• [Task to carry out]
Without the pictures, copy the entries below word for word.

• [Task inputs]

** Begin **

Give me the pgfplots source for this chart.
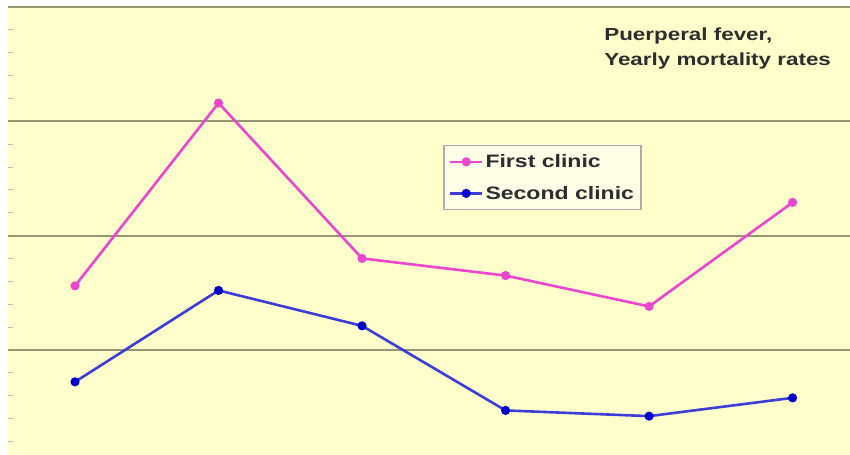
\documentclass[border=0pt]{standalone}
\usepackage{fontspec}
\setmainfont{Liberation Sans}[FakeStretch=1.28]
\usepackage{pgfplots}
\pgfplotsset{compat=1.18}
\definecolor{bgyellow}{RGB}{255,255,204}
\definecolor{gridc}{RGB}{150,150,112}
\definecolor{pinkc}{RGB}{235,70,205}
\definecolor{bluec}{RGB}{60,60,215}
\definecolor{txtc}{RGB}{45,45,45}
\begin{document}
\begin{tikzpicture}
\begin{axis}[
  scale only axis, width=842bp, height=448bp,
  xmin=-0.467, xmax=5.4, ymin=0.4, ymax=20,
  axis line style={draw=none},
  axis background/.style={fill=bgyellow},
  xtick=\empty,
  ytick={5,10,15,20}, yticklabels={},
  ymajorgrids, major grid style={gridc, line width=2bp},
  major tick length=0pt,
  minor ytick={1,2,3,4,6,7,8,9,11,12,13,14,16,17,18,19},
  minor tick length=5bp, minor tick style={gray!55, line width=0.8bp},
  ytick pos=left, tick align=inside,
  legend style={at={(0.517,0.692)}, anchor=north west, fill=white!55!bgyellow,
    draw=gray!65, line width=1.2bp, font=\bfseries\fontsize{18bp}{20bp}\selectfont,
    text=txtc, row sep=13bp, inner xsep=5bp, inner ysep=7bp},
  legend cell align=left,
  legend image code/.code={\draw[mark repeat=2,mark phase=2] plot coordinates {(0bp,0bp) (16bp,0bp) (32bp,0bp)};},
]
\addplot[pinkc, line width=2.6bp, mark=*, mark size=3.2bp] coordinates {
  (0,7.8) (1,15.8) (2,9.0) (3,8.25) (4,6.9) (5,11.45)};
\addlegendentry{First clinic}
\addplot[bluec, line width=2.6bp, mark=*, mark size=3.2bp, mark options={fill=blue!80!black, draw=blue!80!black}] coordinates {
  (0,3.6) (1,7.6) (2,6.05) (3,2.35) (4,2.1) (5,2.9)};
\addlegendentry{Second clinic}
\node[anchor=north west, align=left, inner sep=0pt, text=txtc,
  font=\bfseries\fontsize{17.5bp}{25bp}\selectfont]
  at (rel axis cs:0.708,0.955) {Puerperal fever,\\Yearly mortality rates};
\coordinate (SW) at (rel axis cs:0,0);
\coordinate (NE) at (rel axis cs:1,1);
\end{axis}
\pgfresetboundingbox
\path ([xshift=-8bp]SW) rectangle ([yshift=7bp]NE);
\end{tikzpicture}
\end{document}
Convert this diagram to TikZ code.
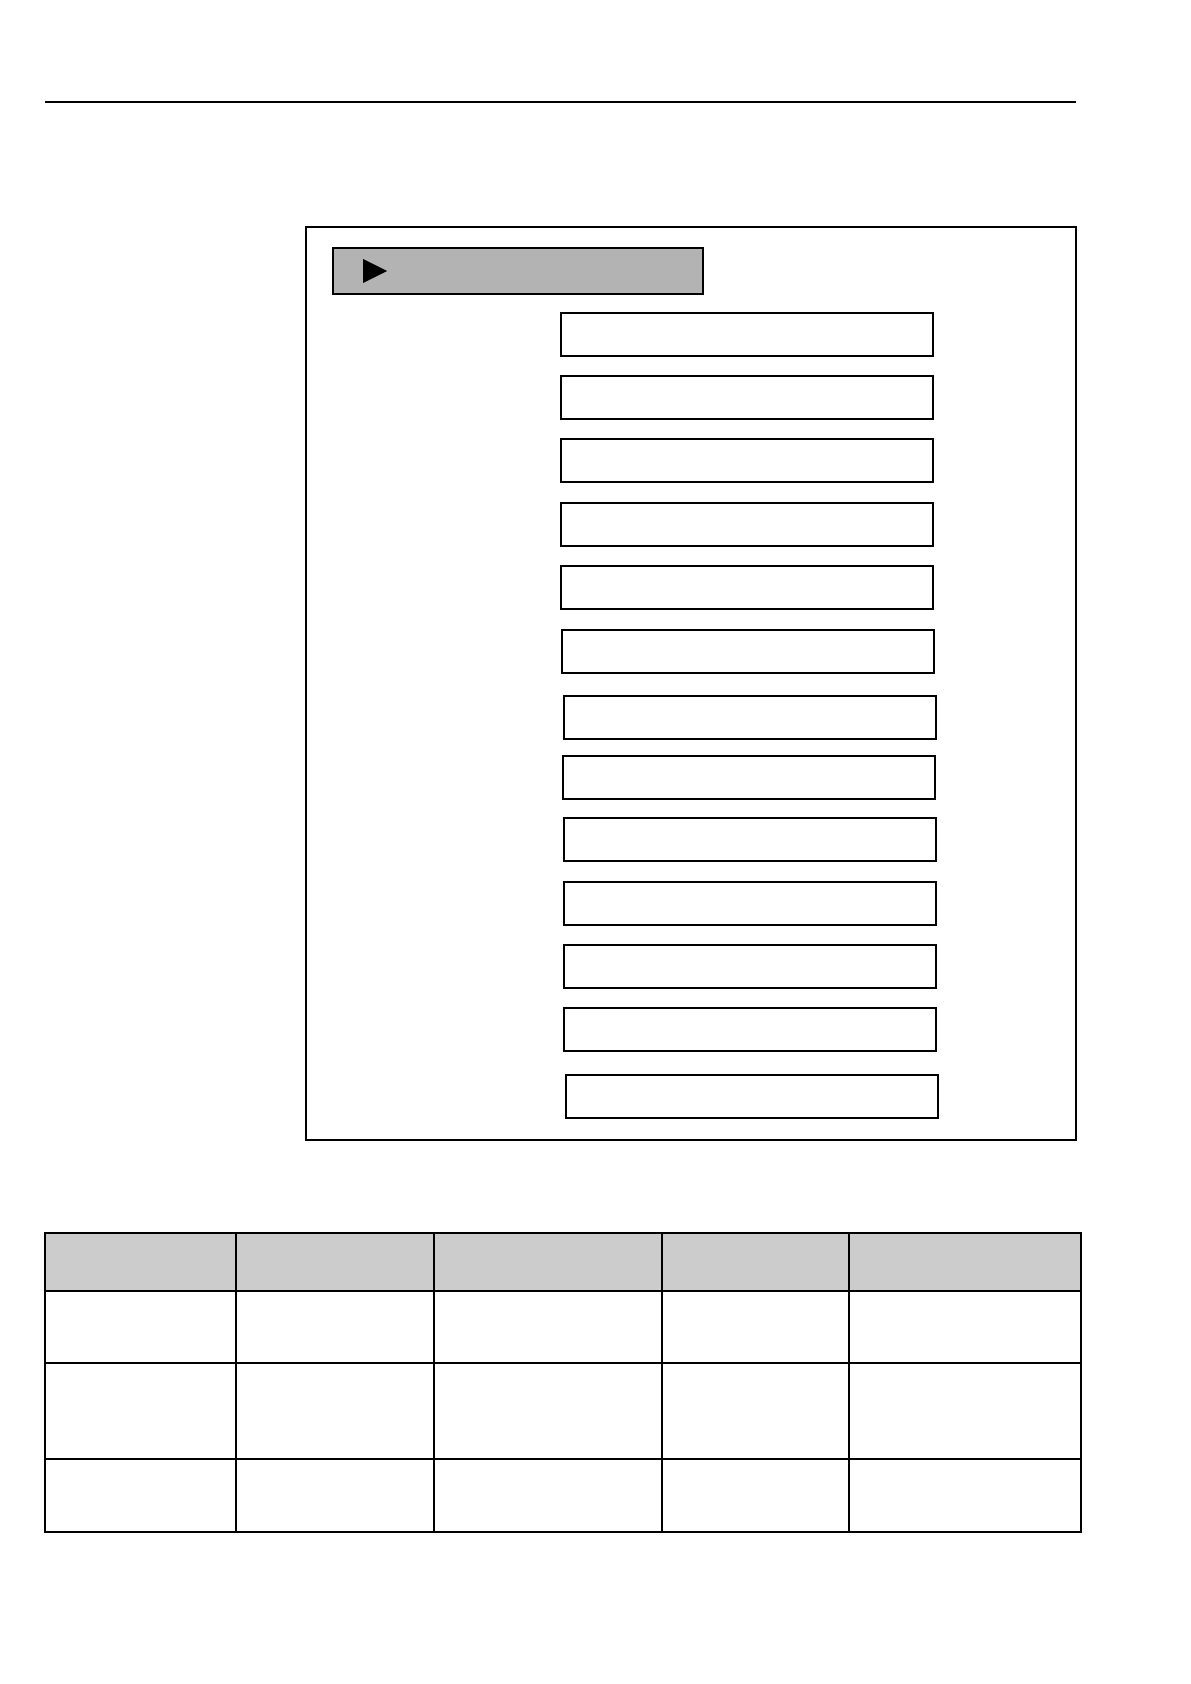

** End **

• [Exercise answer]
Give me the pgfplots source for this chart.
\documentclass[border=0pt]{standalone}
\usepackage{fontspec}
\setmainfont{Liberation Sans}[FakeStretch=1.28]
\usepackage{pgfplots}
\pgfplotsset{compat=1.18}
\definecolor{bgyellow}{RGB}{255,255,204}
\definecolor{gridc}{RGB}{150,150,112}
\definecolor{pinkc}{RGB}{235,70,205}
\definecolor{bluec}{RGB}{60,60,215}
\definecolor{txtc}{RGB}{45,45,45}
\begin{document}
\begin{tikzpicture}
\begin{axis}[
  scale only axis, width=842bp, height=448bp,
  xmin=-0.467, xmax=5.4, ymin=0.4, ymax=20,
  axis line style={draw=none},
  axis background/.style={fill=bgyellow},
  xtick=\empty,
  ytick={5,10,15,20}, yticklabels={},
  ymajorgrids, major grid style={gridc, line width=2bp},
  major tick length=0pt,
  minor ytick={1,2,3,4,6,7,8,9,11,12,13,14,16,17,18,19},
  minor tick length=5bp, minor tick style={gray!55, line width=0.8bp},
  ytick pos=left, tick align=inside,
  legend style={at={(0.517,0.692)}, anchor=north west, fill=white!55!bgyellow,
    draw=gray!65, line width=1.2bp, font=\bfseries\fontsize{18bp}{20bp}\selectfont,
    text=txtc, row sep=13bp, inner xsep=5bp, inner ysep=7bp},
  legend cell align=left,
  legend image code/.code={\draw[mark repeat=2,mark phase=2] plot coordinates {(0bp,0bp) (16bp,0bp) (32bp,0bp)};},
]
\addplot[pinkc, line width=2.6bp, mark=*, mark size=3.2bp] coordinates {
  (0,7.8) (1,15.8) (2,9.0) (3,8.25) (4,6.9) (5,11.45)};
\addlegendentry{First clinic}
\addplot[bluec, line width=2.6bp, mark=*, mark size=3.2bp, mark options={fill=blue!80!black, draw=blue!80!black}] coordinates {
  (0,3.6) (1,7.6) (2,6.05) (3,2.35) (4,2.1) (5,2.9)};
\addlegendentry{Second clinic}
\node[anchor=north west, align=left, inner sep=0pt, text=txtc,
  font=\bfseries\fontsize{17.5bp}{25bp}\selectfont]
  at (rel axis cs:0.708,0.955) {Puerperal fever,\\Yearly mortality rates};
\coordinate (SW) at (rel axis cs:0,0);
\coordinate (NE) at (rel axis cs:1,1);
\end{axis}
\pgfresetboundingbox
\path ([xshift=-8bp]SW) rectangle ([yshift=7bp]NE);
\end{tikzpicture}
\end{document}
Convert this diagram to TikZ code.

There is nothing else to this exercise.